Could you transcribe the material below exactly, without leaving out a single line?

==========

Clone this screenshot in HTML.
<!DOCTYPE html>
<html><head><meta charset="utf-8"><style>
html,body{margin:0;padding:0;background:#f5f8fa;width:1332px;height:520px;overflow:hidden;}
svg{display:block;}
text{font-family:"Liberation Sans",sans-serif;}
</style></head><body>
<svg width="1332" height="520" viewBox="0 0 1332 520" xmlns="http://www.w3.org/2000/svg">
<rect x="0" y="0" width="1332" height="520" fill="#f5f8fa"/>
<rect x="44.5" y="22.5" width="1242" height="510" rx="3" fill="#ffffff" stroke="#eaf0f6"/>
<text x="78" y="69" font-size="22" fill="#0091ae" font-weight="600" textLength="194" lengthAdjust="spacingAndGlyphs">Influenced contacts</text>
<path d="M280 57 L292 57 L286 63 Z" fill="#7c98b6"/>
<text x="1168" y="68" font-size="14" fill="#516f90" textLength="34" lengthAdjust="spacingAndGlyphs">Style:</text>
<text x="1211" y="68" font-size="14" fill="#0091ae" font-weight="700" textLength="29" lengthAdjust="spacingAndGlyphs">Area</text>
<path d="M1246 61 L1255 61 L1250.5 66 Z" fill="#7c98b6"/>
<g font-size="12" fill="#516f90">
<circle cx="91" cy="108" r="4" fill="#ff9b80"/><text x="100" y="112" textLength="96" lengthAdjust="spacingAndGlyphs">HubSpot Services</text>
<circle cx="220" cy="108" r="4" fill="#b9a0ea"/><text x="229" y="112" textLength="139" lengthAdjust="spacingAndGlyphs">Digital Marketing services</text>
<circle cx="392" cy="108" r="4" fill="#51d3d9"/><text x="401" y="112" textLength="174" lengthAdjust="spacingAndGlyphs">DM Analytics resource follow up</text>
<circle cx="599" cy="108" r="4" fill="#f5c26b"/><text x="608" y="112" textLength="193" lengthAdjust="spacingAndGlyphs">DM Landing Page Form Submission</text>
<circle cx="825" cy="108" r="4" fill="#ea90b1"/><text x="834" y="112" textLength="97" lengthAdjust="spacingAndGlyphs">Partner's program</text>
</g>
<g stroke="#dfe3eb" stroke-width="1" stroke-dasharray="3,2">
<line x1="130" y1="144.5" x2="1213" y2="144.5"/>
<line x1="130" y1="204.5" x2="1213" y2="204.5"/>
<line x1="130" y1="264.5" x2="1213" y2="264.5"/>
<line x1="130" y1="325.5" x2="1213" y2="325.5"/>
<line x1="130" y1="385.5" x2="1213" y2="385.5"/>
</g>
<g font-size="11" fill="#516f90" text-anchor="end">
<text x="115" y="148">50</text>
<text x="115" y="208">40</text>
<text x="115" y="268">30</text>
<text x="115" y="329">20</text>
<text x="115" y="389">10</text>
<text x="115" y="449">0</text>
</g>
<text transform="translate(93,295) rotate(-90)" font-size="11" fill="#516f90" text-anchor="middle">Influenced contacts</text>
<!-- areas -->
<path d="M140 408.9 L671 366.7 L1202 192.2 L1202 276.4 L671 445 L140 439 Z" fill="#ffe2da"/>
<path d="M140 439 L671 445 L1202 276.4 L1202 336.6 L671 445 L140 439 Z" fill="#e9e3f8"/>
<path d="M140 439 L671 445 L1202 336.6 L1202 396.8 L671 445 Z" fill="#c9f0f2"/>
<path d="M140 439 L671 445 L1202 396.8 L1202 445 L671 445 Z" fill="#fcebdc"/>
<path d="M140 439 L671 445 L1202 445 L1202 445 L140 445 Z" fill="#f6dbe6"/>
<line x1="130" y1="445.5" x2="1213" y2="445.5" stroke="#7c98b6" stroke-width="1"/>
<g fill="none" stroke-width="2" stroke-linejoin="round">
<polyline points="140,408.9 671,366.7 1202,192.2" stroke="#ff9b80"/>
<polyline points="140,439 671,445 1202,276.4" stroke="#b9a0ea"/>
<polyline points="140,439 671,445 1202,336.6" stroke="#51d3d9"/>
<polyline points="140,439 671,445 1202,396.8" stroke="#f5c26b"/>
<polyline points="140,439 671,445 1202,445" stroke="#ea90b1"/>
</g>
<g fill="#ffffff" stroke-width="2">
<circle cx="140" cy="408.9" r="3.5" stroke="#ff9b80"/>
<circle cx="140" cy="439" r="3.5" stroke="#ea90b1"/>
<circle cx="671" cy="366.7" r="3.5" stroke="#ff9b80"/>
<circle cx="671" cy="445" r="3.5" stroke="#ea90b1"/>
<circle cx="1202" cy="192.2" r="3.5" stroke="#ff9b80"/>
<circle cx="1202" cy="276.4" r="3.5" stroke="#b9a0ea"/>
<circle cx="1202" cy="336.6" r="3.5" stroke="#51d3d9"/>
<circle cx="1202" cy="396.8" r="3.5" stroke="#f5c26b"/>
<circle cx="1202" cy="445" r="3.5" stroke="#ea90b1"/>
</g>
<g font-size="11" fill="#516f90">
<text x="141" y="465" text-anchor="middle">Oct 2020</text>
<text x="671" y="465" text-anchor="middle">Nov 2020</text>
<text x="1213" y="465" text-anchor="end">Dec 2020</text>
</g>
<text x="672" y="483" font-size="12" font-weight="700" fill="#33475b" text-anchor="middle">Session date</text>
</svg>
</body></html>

==========

Result of the task
Clone this screenshot in HTML.
<!DOCTYPE html>
<html><head><meta charset="utf-8"><style>
html,body{margin:0;padding:0;background:#f5f8fa;width:1332px;height:520px;overflow:hidden;}
svg{display:block;}
text{font-family:"Liberation Sans",sans-serif;}
</style></head><body>
<svg width="1332" height="520" viewBox="0 0 1332 520" xmlns="http://www.w3.org/2000/svg">
<rect x="0" y="0" width="1332" height="520" fill="#f5f8fa"/>
<rect x="44.5" y="22.5" width="1242" height="510" rx="3" fill="#ffffff" stroke="#eaf0f6"/>
<text x="78" y="69" font-size="22" fill="#0091ae" font-weight="600" textLength="194" lengthAdjust="spacingAndGlyphs">Influenced contacts</text>
<path d="M280 57 L292 57 L286 63 Z" fill="#7c98b6"/>
<text x="1168" y="68" font-size="14" fill="#516f90" textLength="34" lengthAdjust="spacingAndGlyphs">Style:</text>
<text x="1211" y="68" font-size="14" fill="#0091ae" font-weight="700" textLength="29" lengthAdjust="spacingAndGlyphs">Area</text>
<path d="M1246 61 L1255 61 L1250.5 66 Z" fill="#7c98b6"/>
<g font-size="12" fill="#516f90">
<circle cx="91" cy="108" r="4" fill="#ff9b80"/><text x="100" y="112" textLength="96" lengthAdjust="spacingAndGlyphs">HubSpot Services</text>
<circle cx="220" cy="108" r="4" fill="#b9a0ea"/><text x="229" y="112" textLength="139" lengthAdjust="spacingAndGlyphs">Digital Marketing services</text>
<circle cx="392" cy="108" r="4" fill="#51d3d9"/><text x="401" y="112" textLength="174" lengthAdjust="spacingAndGlyphs">DM Analytics resource follow up</text>
<circle cx="599" cy="108" r="4" fill="#f5c26b"/><text x="608" y="112" textLength="193" lengthAdjust="spacingAndGlyphs">DM Landing Page Form Submission</text>
<circle cx="825" cy="108" r="4" fill="#ea90b1"/><text x="834" y="112" textLength="97" lengthAdjust="spacingAndGlyphs">Partner's program</text>
</g>
<g stroke="#dfe3eb" stroke-width="1" stroke-dasharray="3,2">
<line x1="130" y1="144.5" x2="1213" y2="144.5"/>
<line x1="130" y1="204.5" x2="1213" y2="204.5"/>
<line x1="130" y1="264.5" x2="1213" y2="264.5"/>
<line x1="130" y1="325.5" x2="1213" y2="325.5"/>
<line x1="130" y1="385.5" x2="1213" y2="385.5"/>
</g>
<g font-size="11" fill="#516f90" text-anchor="end">
<text x="115" y="148">50</text>
<text x="115" y="208">40</text>
<text x="115" y="268">30</text>
<text x="115" y="329">20</text>
<text x="115" y="389">10</text>
<text x="115" y="449">0</text>
</g>
<text transform="translate(93,295) rotate(-90)" font-size="11" fill="#516f90" text-anchor="middle">Influenced contacts</text>
<!-- areas -->
<path d="M140 408.9 L671 366.7 L1202 192.2 L1202 276.4 L671 445 L140 439 Z" fill="#ffe2da"/>
<path d="M140 439 L671 445 L1202 276.4 L1202 336.6 L671 445 L140 439 Z" fill="#e9e3f8"/>
<path d="M140 439 L671 445 L1202 336.6 L1202 396.8 L671 445 Z" fill="#c9f0f2"/>
<path d="M140 439 L671 445 L1202 396.8 L1202 445 L671 445 Z" fill="#fcebdc"/>
<path d="M140 439 L671 445 L1202 445 L1202 445 L140 445 Z" fill="#f6dbe6"/>
<line x1="130" y1="445.5" x2="1213" y2="445.5" stroke="#7c98b6" stroke-width="1"/>
<g fill="none" stroke-width="2" stroke-linejoin="round">
<polyline points="140,408.9 671,366.7 1202,192.2" stroke="#ff9b80"/>
<polyline points="140,439 671,445 1202,276.4" stroke="#b9a0ea"/>
<polyline points="140,439 671,445 1202,336.6" stroke="#51d3d9"/>
<polyline points="140,439 671,445 1202,396.8" stroke="#f5c26b"/>
<polyline points="140,439 671,445 1202,445" stroke="#ea90b1"/>
</g>
<g fill="#ffffff" stroke-width="2">
<circle cx="140" cy="408.9" r="3.5" stroke="#ff9b80"/>
<circle cx="140" cy="439" r="3.5" stroke="#ea90b1"/>
<circle cx="671" cy="366.7" r="3.5" stroke="#ff9b80"/>
<circle cx="671" cy="445" r="3.5" stroke="#ea90b1"/>
<circle cx="1202" cy="192.2" r="3.5" stroke="#ff9b80"/>
<circle cx="1202" cy="276.4" r="3.5" stroke="#b9a0ea"/>
<circle cx="1202" cy="336.6" r="3.5" stroke="#51d3d9"/>
<circle cx="1202" cy="396.8" r="3.5" stroke="#f5c26b"/>
<circle cx="1202" cy="445" r="3.5" stroke="#ea90b1"/>
</g>
<g font-size="11" fill="#516f90">
<text x="141" y="465" text-anchor="middle">Oct 2020</text>
<text x="671" y="465" text-anchor="middle">Nov 2020</text>
<text x="1213" y="465" text-anchor="end">Dec 2020</text>
</g>
<text x="672" y="483" font-size="12" font-weight="700" fill="#33475b" text-anchor="middle">Session date</text>
</svg>
</body></html>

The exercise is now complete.